Is there an advantage to applying pbkdf2 to a key that's used to generate a MAC?

Question

We need to generate tamper-resistant URLs to access a service, which are then shared with the end-user. The URLs don't contain any confidential data, but we need to ensure that they have not been tampered with since they were generated. It's up to the end-user to keep these confidential.

It seems like a MAC (like HMACSha256) would be appropriate for authenticating the URLs. I'd also like to include a salt and timestamp to make the MAC key less guessable, and so that the signed URLs can naturally expire.

I was thinking that PBKDF2 might be a good way to generate the MAC key, e.g.:

pepper = "xyzzy"
importantFullUrl = "https://....."

salt = secureRandomBits(256)
url = importantFullUrl + "&ts=987654321&salt=" + base62(salt)

signingKey = PBKDF2(pepper, salt, 10000 /*iterations*/, 256 /*bits*/)
mac = hmacSha256(url, signingKey)
signedUrl = url + "&sig=" + base62(mac)

An alternate approach I've seen skips the PBKDF2 step, and just generates the MAC based on the url and pepper values above, i.e.:

mac = hmacSha256(url, pepper)

Does one approach offer significantly more security benefits over the other? Given the URLs will time out after a period (say, 24-48 hours), does it matter in this case? How do I pick a suitable iteration count for a given timeout?

There's an approach described in this question that involves a user-provided password. Users to our service are authenticated using a different mechanism, and do not explicitly have a password. This is also not for a web service, and all of these signed URLs will be generated server-side, and checked again server-side.

Answer 1

Cryptography should only be used when there is no other option (SSL/TLS is a good example where cryptography is required). An HMAC always introduces the possibility of the trivial attack (brute force). Further more, an HMAC can also be a waste of computation effort, when compared to other solutions such as a simple Cryptographic Nonce used to reference the data.

PBKDF2 is used to stretch low entropy input, such as human generated passwords, to be used as cryptographic keys. In order for PBKDF2 to be useful it will consume significant computational effort to produce the resulting hash. An application exposing this kind of functionality is vulnerable to an Algorithmic Complexity Attack (ACA), and this would be a very serious vulnerability if this was finical software, because DoS attacks result monetary damages.

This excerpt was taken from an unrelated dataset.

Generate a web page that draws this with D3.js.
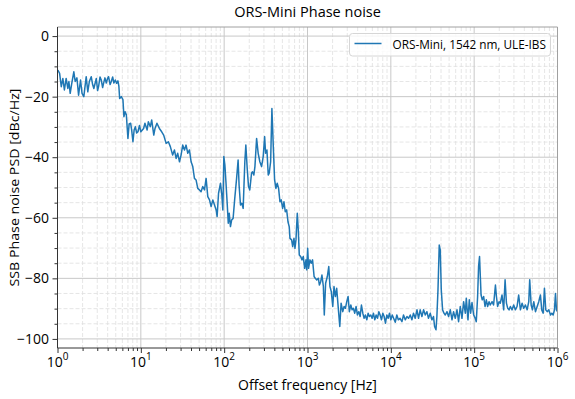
<!DOCTYPE html>
<html>
<head>
<meta charset="utf-8">
<script src="https://cdn.jsdelivr.net/npm/d3@7"></script>
<style>
  body { margin: 0; background: #fff; }
  svg text { font-family: "Open Sans", "DejaVu Sans", sans-serif; fill: #000; }
</style>
</head>
<body>
<div id="chart"></div>
<script>
// offset frequency [Hz]
const freqHz = [
  1.01, 1.06, 1.11, 1.16, 1.21, 1.27, 1.33, 1.37, 1.42, 1.49, 1.57, 1.63, 1.71, 1.79, 1.89, 1.97,
  2.07, 2.21, 2.31, 2.41, 2.54, 2.64, 2.73, 2.92, 3.03, 3.11, 3.24, 3.35, 3.48, 3.57, 3.71, 3.85,
  3.99, 4.10, 4.28, 4.42, 4.59, 4.75, 4.94, 5.12, 5.31, 5.45, 5.57, 5.83, 6.10, 6.27, 6.48, 6.70,
  7.00, 7.24, 7.55, 7.76, 8.04, 8.31, 8.59, 8.91, 9.24, 9.63,
  10.0, 10.8, 11.2, 11.9, 12.3, 13.0, 13.5, 14.3, 14.8, 15.6, 16.7, 17.8, 18.8, 20.1, 21.4, 22.6,
  24.1, 25.3, 26.5, 27.7, 29.1, 30.4, 31.8, 33.4, 34.9, 36.6, 38.3, 40.1, 42.0, 44.0, 46.0, 48.2,
  50.5, 52.8, 55.4, 58.1, 60.7, 63.6, 66.7, 69.7, 73.1, 76.6, 80.1, 82.3, 85.6, 90.4, 93.7, 96.4,
  99.1, 102, 105, 109, 112, 115, 119, 123, 128, 134, 141, 147, 151, 157, 163, 169, 177, 182, 189,
  196, 203, 213, 219, 227, 234, 245, 256, 268, 281, 294, 306, 314, 326, 338, 347, 361, 374, 388,
  403, 418, 433, 450, 467, 484, 503, 522, 541, 562, 583, 604, 616, 645, 664, 688, 707, 727, 754,
  775, 797, 828, 859, 890, 925, 959, 978,
  1005, 1030, 1070, 1110, 1150, 1200, 1240, 1290, 1350, 1390, 1440, 1490, 1550, 1590, 1650, 1730,
  1800, 1860, 1930, 2010, 2080, 2160, 2240, 2350, 2440, 2530, 2650, 2750, 2850, 2960, 3070, 3180,
  3310, 3430, 3550, 3690, 3830, 3970, 4130, 4280, 4440, 4610, 4780, 4950, 5150, 5340, 5530, 5750,
  5960, 6180, 6420, 6660, 6910, 7180, 7440, 7720, 8020, 8310, 8620, 8960, 9290, 9630,
  10000, 10400, 10800, 11300, 11800, 12300, 12900, 13600, 14200, 14900, 15600, 16300, 17100, 17900,
  18700, 19600, 20600, 21500, 22500, 23600, 24700, 25900, 27100, 28300, 29700, 31100, 32500, 33500,
  34800, 35700, 36800, 38100, 39200, 40300, 41800, 43400, 45000, 47200, 49300, 51700, 54200, 56600,
  59300, 62200, 65000, 68100, 71400, 74700, 78300, 80500, 84300, 87400, 90700, 94200, 98500,
  103000, 106000, 110000, 113000, 116000, 121000, 125000, 130000, 135000, 140000, 145000, 151000,
  156000, 164000, 171000, 180000, 185000, 191000, 199000, 206000, 216000, 226000, 235000, 244000,
  253000, 262000, 272000, 285000, 298000, 312000, 327000, 342000, 359000, 376000, 393000, 412000,
  432000, 452000, 464000, 483000, 500000, 519000, 544000, 570000, 596000, 624000, 647000, 673000,
  697000, 723000, 752000, 786000, 824000, 854000, 887000, 920000, 946000, 972000, 1000000
];

// SSB phase noise [dBc/Hz]
const psdDb = [
  -11.2, -12.3, -16.7, -14, -17.8, -14, -17.3, -15, -18.9, -15.3, -11.8, -15, -13.8, -19.5, -14.5, -18.9,
  -20, -13.4, -18.4, -15, -13.4, -16, -17.3, -14, -18, -16.7, -13.5, -14.5, -17, -15.6, -13.8, -15.5,
  -14, -13.4, -16, -15, -13.5, -15.5, -14.5, -15.6, -14.8, -16.5, -20.6, -20, -21, -26.6, -25, -26,
  -33.8, -29, -28.8, -31, -34.9, -31, -29.9, -32, -31.6, -29.5,
  -31.6, -30.5, -28.8, -31, -28.3, -29.9, -27.7, -32.7, -30.5, -28.8, -30.5, -31.6, -32.7, -35.4, -34.9, -36.5,
  -39.3, -37.6, -40.4, -38.7, -41.5, -39.3, -36, -37.6, -36, -38.7, -37.6, -41.5, -43.1, -47, -47.5, -50.3,
  -50.8, -51.4, -49.7, -50.8, -47, -53, -54.1, -56.3, -54.1, -55.8, -57.4, -59.6, -51.9, -48.6, -52.5, -57.4,
  -39.8, -42.6, -48.1, -55.8, -61.8, -58.5, -62.9, -60.7, -60.2, -53.6, -47, -40.9, -49.2, -55.8, -55.2, -56.9, -41.5, -36, -43.7,
  -49.7, -50.8, -45.3, -44.8, -45.9, -43.1, -33.8, -38.7, -41.5, -43.1, -39.8, -33.2, -38.7, -37.6, -45.9, -45.3, -41.5, -23.9, -36,
  -47.5, -50.3, -48.6, -50.3, -54.7, -54.1, -56.9, -54.7, -58, -57.4, -61.3, -63, -66.8, -67.3, -69.5, -66.8, -70.1, -67.3, -58.5,
  -64, -72.3, -72.8, -73.9, -72.8, -76.7, -73.9, -77.2,
  -70.1, -76.7, -73.9, -75, -73.9, -79.4, -80, -80.5, -80, -82.2, -81.1, -78.9, -82.7, -92.1, -81.6, -79.4,
  -76.1, -82.7, -84.4, -89.3, -82.7, -86, -83.3, -90.4, -95.9, -88.2, -91, -89.3, -89.9, -87.7, -86, -91,
  -88.8, -90.4, -89.9, -91.5, -89.3, -92.1, -91, -92.6, -88.8, -91.5, -93.2, -92.1, -93.7, -91.5, -92.6, -92.1,
  -93.2, -91.5, -93.7, -92.1, -93.2, -91, -92.1, -93.7, -91.5, -92.6, -94.8, -92.1, -93.2, -91.5,
  -93.7, -92.1, -93.2, -94.5, -92.1, -93.7, -93.2, -94.3, -92.1, -93.7, -92.6, -93.2, -92.1, -93.7,
  -91.5, -93.2, -90.4, -93.2, -90.4, -92.6, -90.4, -92.1, -91, -93.2, -91.5, -93.7, -92.6, -95.9,
  -97, -92.6, -83.8, -69, -70.6, -83.8, -90.4, -91.5, -92.1, -91, -92.6, -90.4, -93.7, -91,
  -93.2, -90.4, -94.3, -89.3, -93.2, -87.7, -91.5, -86.6, -93.7, -87.1, -91.5, -88, -92,
  -93.2, -94.3, -86, -76, -72.8, -85.5, -87.1, -86, -89.3, -87.1, -89.3, -87.7,
  -88.8, -87.7, -88.8, -82.2, -86, -89.3, -87.7, -88.2, -85.5, -90.4, -80.5, -88.2,
  -89.9, -90.4, -89.3, -90.4, -88.8, -90.4, -89.3, -85.5, -90.4, -88.2, -89.9, -88.8,
  -90.4, -87.7, -80.5, -88.8, -90.4, -87.7, -91, -89.3, -87.7, -85.5, -90.4, -91.5,
  -83.3, -90.4, -91, -90.4, -92.1, -91.5, -92.1, -90.4, -85, -90.4, -91
];

const xTickExp = [0, 1, 2, 3, 4, 5, 6];
const yTicks = [0, -20, -40, -60, -80, -100];
const seriesName = "ORS-Mini, 1542 nm, ULE-IBS";
const titleText = "ORS-Mini Phase noise";
const xLabel = "Offset frequency [Hz]";
const yLabel = "SSB Phase noise PSD [dBc/Hz]";

function drawChart() {
    const width = 575;
    const height = 399;
    const margin = { top: 27, right: 17.5, bottom: 51, left: 57.5 };
    const iw = width - margin.left - margin.right;
    const ih = height - margin.top - margin.bottom;

    const data = freqHz.map((f, i) => ({ f: f, v: psdDb[i] }));

    const x = d3.scaleLog().domain([1, 1e6]).range([0, iw]);
    const y = d3.scaleLinear().domain([-103, 3]).range([ih, 0]);

    const svg = d3.select("#chart")
        .append("svg")
        .attr("width", width)
        .attr("height", height);

    const g = svg.append("g")
        .attr("transform", `translate(${margin.left},${margin.top})`);

    // minor ticks: 2..9 in every decade, every 5 dB
    const xMajor = xTickExp.map(e => Math.pow(10, e));
    const xMinor = [];
    xTickExp.slice(0, -1).forEach(e => {
        for (let k = 2; k <= 9; k++) xMinor.push(k * Math.pow(10, e));
    });
    const yMinor = d3.range(-100, 1, 5).filter(v => v % 20 !== 0);

    // grid
    const grid = g.append("g");
    grid.selectAll(".xminor").data(xMinor).join("line")
        .attr("x1", d => x(d)).attr("x2", d => x(d))
        .attr("y1", 0).attr("y2", ih)
        .attr("stroke", "#e0e0e0").attr("stroke-width", 0.8)
        .attr("stroke-dasharray", "4,2");
    grid.selectAll(".yminor").data(yMinor).join("line")
        .attr("x1", 0).attr("x2", iw)
        .attr("y1", d => y(d)).attr("y2", d => y(d))
        .attr("stroke", "#e0e0e0").attr("stroke-width", 0.8)
        .attr("stroke-dasharray", "4,2");
    grid.selectAll(".xmajor").data(xMajor).join("line")
        .attr("x1", d => x(d)).attr("x2", d => x(d))
        .attr("y1", 0).attr("y2", ih)
        .attr("stroke", "#c8c8c8").attr("stroke-width", 1);
    grid.selectAll(".ymajor").data(yTicks).join("line")
        .attr("x1", 0).attr("x2", iw)
        .attr("y1", d => y(d)).attr("y2", d => y(d))
        .attr("stroke", "#c8c8c8").attr("stroke-width", 1);

    // the trace
    const line = d3.line()
        .x(d => x(d.f))
        .y(d => y(d.v));

    g.append("path")
        .datum(data)
        .attr("fill", "none")
        .attr("stroke", "#1f77b4")
        .attr("stroke-width", 1.5)
        .attr("stroke-linejoin", "round")
        .attr("d", line);

    // spines
    g.append("line").attr("x1", 0).attr("x2", iw).attr("y1", 0).attr("y2", 0)
        .attr("stroke", "#a0a0a0").attr("stroke-width", 1);
    g.append("line").attr("x1", iw).attr("x2", iw).attr("y1", 0).attr("y2", ih)
        .attr("stroke", "#a0a0a0").attr("stroke-width", 1);

    // axes (ticks only, labels drawn below)
    const xAxis = g.append("g").attr("transform", `translate(0,${ih})`)
        .call(d3.axisBottom(x).tickValues(xMajor).tickSize(5).tickFormat(""));
    const xAxisMinor = g.append("g").attr("transform", `translate(0,${ih})`)
        .call(d3.axisBottom(x).tickValues(xMinor).tickSize(3).tickFormat(""));
    const yAxis = g.append("g")
        .call(d3.axisLeft(y).tickValues(yTicks).tickSize(5).tickFormat(""));
    const yAxisMinor = g.append("g")
        .call(d3.axisLeft(y).tickValues(yMinor).tickSize(3).tickFormat(""));
    [xAxis, xAxisMinor, yAxis, yAxisMinor].forEach(a => a.select(".domain").remove());
    g.append("line").attr("x1", 0).attr("x2", 0).attr("y1", 0).attr("y2", ih)
        .attr("stroke", "#333").attr("stroke-width", 1);
    g.append("line").attr("x1", 0).attr("x2", iw).attr("y1", ih).attr("y2", ih)
        .attr("stroke", "#333").attr("stroke-width", 1);
    g.selectAll(".tick line").attr("stroke", "#333");

    // x tick labels 10^n
    const xl = g.append("g").selectAll("text").data(xTickExp).join("text")
        .attr("x", d => x(Math.pow(10, d)))
        .attr("y", ih + 18.5)
        .attr("text-anchor", "middle")
        .attr("font-size", 14);
    xl.append("tspan").text("10");
    xl.append("tspan").attr("dy", -7).attr("font-size", 10).text(d => d);

    // y tick labels
    g.append("g").selectAll("text").data(yTicks).join("text")
        .attr("x", -8.5)
        .attr("y", d => y(d))
        .attr("dy", "0.35em")
        .attr("text-anchor", "end")
        .attr("font-size", 14)
        .text(d => d3.format("")(d).replace("-", "\u2212"));

    // title and axis labels
    svg.append("text")
        .attr("x", margin.left + iw / 2).attr("y", 17)
        .attr("text-anchor", "middle").attr("font-size", 14.5)
        .text(titleText);
    svg.append("text")
        .attr("x", margin.left + iw / 2).attr("y", 390)
        .attr("text-anchor", "middle").attr("font-size", 14)
        .text(xLabel);
    svg.append("text")
        .attr("transform", `translate(18.5,${margin.top + ih / 2}) rotate(-90)`)
        .attr("text-anchor", "middle").attr("font-size", 13.5)
        .attr("textLength", 198).attr("lengthAdjust", "spacingAndGlyphs")
        .text(yLabel);

    // legend
    const lg = svg.append("g").attr("transform", "translate(349.5,33.5)");
    lg.append("rect")
        .attr("width", 201).attr("height", 22.5).attr("rx", 3)
        .attr("fill", "#fff").attr("fill-opacity", 0.8)
        .attr("stroke", "#d6d6d6").attr("stroke-width", 1);
    lg.append("line")
        .attr("x1", 5).attr("x2", 32).attr("y1", 10).attr("y2", 10)
        .attr("stroke", "#1f77b4").attr("stroke-width", 1.5);
    lg.append("text")
        .attr("x", 43).attr("y", 15.5)
        .attr("font-size", 11.8)
        .text(seriesName);

    return svg.node();
}

drawChart();
</script>
</body>
</html>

PBKDF2 is a useful, especially for passwords, however by exposing this function to an attacker without any form of rate-limiting, creates a potential DoS condition. SHA256 is just fine for use as an HMAC, in fact SHA1 would be a better choice for a web application because its faster and the prefixing attacks against SHA1 do not weaken the resulting HMAC. The secret key is what is important, and you still have to worry about offline brute-force attacks. But that can be addressed by making the secret key 128 bytes long, which solves that problem for the life our solar system (with some comfort room!).